start Recorded data
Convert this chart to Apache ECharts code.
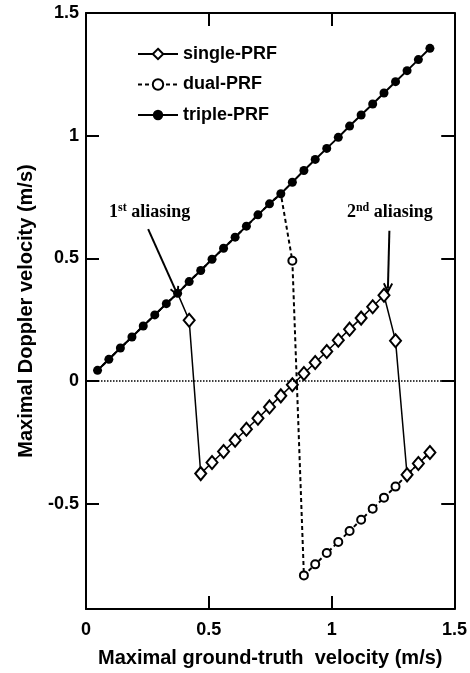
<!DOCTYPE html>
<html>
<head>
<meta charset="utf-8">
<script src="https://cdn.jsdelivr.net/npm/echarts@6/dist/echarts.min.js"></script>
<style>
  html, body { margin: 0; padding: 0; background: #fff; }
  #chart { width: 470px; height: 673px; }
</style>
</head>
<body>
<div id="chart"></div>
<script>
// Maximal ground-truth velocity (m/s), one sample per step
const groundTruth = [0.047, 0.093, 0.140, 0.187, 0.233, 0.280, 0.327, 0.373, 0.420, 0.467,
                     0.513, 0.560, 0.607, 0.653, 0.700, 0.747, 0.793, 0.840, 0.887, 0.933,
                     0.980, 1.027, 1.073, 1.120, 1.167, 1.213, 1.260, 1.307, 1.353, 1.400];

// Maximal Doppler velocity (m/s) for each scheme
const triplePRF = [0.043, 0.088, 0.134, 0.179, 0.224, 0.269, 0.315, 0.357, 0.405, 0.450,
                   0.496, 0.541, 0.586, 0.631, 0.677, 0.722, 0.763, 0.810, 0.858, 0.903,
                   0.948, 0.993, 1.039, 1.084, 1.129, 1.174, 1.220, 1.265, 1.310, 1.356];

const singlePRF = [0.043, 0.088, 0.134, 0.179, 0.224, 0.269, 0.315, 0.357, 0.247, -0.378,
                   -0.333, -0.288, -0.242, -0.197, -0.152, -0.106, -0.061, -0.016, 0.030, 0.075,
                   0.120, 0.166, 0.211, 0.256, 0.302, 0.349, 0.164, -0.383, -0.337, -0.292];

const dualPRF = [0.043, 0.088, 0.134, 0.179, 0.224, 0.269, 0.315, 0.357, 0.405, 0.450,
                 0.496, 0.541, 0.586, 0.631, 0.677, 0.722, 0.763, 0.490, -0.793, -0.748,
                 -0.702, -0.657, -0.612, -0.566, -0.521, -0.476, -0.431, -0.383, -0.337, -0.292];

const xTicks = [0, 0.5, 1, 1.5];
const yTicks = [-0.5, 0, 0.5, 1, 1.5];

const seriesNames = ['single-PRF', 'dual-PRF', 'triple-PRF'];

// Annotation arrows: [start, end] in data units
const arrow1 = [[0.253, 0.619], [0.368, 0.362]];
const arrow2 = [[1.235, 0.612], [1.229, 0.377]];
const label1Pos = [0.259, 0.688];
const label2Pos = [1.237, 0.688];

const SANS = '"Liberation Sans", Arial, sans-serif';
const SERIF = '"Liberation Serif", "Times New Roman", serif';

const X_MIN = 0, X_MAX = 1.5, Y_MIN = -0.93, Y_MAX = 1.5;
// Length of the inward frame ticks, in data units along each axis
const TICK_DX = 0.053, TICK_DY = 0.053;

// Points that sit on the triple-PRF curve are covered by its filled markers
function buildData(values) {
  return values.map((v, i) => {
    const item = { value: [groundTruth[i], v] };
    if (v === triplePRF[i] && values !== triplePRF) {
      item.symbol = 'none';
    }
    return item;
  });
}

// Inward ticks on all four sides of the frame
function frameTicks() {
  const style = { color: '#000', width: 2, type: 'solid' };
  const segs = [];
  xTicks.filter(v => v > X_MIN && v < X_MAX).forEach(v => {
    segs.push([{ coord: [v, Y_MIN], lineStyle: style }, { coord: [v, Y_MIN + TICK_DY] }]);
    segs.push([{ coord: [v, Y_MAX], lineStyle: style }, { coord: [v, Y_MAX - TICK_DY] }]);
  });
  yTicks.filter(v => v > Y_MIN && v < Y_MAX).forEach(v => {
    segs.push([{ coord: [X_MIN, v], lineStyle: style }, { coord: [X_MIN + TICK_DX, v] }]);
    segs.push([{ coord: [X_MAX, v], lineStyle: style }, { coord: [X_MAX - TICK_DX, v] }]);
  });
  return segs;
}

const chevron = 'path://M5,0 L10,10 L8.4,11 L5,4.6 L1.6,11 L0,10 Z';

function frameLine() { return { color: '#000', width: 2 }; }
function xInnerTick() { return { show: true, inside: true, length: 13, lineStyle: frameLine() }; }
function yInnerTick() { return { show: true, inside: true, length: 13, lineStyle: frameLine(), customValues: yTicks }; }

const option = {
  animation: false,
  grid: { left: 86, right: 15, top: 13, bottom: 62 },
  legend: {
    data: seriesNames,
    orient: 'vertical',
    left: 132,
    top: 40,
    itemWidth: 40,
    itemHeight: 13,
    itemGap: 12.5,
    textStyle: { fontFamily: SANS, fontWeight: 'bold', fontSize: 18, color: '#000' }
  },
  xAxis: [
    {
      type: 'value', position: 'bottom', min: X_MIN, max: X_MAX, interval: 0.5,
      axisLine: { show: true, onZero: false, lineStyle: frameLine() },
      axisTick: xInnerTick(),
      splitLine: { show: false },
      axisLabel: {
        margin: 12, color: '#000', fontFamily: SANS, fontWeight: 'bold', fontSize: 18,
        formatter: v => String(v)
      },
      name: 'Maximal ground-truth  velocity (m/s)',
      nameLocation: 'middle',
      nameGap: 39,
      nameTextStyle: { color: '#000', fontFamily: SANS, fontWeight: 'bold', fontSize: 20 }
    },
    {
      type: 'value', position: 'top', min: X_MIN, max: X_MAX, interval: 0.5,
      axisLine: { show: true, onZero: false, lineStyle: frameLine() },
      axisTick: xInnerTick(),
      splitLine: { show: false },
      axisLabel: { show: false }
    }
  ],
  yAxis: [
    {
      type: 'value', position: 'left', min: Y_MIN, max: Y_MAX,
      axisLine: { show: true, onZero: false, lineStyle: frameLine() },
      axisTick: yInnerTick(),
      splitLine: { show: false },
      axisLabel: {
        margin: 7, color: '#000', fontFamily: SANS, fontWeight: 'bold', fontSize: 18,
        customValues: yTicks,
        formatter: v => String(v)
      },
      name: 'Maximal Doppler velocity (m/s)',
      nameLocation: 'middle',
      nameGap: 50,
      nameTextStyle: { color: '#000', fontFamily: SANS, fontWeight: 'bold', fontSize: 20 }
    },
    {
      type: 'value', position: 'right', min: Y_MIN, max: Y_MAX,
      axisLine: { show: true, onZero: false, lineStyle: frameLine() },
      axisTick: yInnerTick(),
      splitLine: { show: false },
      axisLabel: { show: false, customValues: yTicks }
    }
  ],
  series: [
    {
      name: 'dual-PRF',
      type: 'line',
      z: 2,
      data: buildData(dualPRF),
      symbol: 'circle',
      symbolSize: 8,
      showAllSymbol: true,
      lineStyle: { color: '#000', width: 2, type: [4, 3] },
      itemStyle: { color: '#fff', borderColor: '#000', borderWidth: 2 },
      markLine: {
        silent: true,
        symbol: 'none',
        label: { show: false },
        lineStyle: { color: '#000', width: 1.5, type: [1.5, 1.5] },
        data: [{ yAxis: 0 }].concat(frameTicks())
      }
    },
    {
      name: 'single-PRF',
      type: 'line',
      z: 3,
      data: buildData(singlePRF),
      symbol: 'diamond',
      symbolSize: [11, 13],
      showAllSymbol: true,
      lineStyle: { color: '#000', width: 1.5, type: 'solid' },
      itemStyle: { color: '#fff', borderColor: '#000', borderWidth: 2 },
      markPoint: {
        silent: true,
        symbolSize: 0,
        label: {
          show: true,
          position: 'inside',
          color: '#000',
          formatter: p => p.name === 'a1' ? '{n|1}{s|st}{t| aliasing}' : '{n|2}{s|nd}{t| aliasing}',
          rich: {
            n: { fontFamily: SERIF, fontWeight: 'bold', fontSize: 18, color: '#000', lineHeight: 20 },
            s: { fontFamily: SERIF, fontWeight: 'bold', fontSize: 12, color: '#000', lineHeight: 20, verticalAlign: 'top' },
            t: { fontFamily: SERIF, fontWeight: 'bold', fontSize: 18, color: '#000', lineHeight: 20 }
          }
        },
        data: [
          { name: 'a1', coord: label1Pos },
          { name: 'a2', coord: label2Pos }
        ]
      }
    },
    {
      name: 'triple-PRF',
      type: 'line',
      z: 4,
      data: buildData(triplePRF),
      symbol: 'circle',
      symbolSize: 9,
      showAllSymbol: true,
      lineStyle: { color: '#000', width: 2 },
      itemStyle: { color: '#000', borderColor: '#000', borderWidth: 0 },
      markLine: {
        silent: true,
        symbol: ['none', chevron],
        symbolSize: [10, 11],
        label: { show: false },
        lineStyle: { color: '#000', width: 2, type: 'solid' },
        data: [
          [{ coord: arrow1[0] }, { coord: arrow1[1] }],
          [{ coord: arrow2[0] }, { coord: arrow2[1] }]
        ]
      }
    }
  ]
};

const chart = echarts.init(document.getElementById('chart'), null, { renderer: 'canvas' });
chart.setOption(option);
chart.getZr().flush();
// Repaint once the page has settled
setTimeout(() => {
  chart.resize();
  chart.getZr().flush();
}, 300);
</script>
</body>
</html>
end Recorded data
Stated exercise:
Write out the lines from the start of the material to the line with "0.164, -0.383, -0.337, -0.292];", inclusive and exactly. Skip the pictures.

Task answer:
Convert this chart to Apache ECharts code.
<!DOCTYPE html>
<html>
<head>
<meta charset="utf-8">
<script src="https://cdn.jsdelivr.net/npm/echarts@6/dist/echarts.min.js"></script>
<style>
  html, body { margin: 0; padding: 0; background: #fff; }
  #chart { width: 470px; height: 673px; }
</style>
</head>
<body>
<div id="chart"></div>
<script>
// Maximal ground-truth velocity (m/s), one sample per step
const groundTruth = [0.047, 0.093, 0.140, 0.187, 0.233, 0.280, 0.327, 0.373, 0.420, 0.467,
                     0.513, 0.560, 0.607, 0.653, 0.700, 0.747, 0.793, 0.840, 0.887, 0.933,
                     0.980, 1.027, 1.073, 1.120, 1.167, 1.213, 1.260, 1.307, 1.353, 1.400];

// Maximal Doppler velocity (m/s) for each scheme
const triplePRF = [0.043, 0.088, 0.134, 0.179, 0.224, 0.269, 0.315, 0.357, 0.405, 0.450,
                   0.496, 0.541, 0.586, 0.631, 0.677, 0.722, 0.763, 0.810, 0.858, 0.903,
                   0.948, 0.993, 1.039, 1.084, 1.129, 1.174, 1.220, 1.265, 1.310, 1.356];

const singlePRF = [0.043, 0.088, 0.134, 0.179, 0.224, 0.269, 0.315, 0.357, 0.247, -0.378,
                   -0.333, -0.288, -0.242, -0.197, -0.152, -0.106, -0.061, -0.016, 0.030, 0.075,
                   0.120, 0.166, 0.211, 0.256, 0.302, 0.349, 0.164, -0.383, -0.337, -0.292];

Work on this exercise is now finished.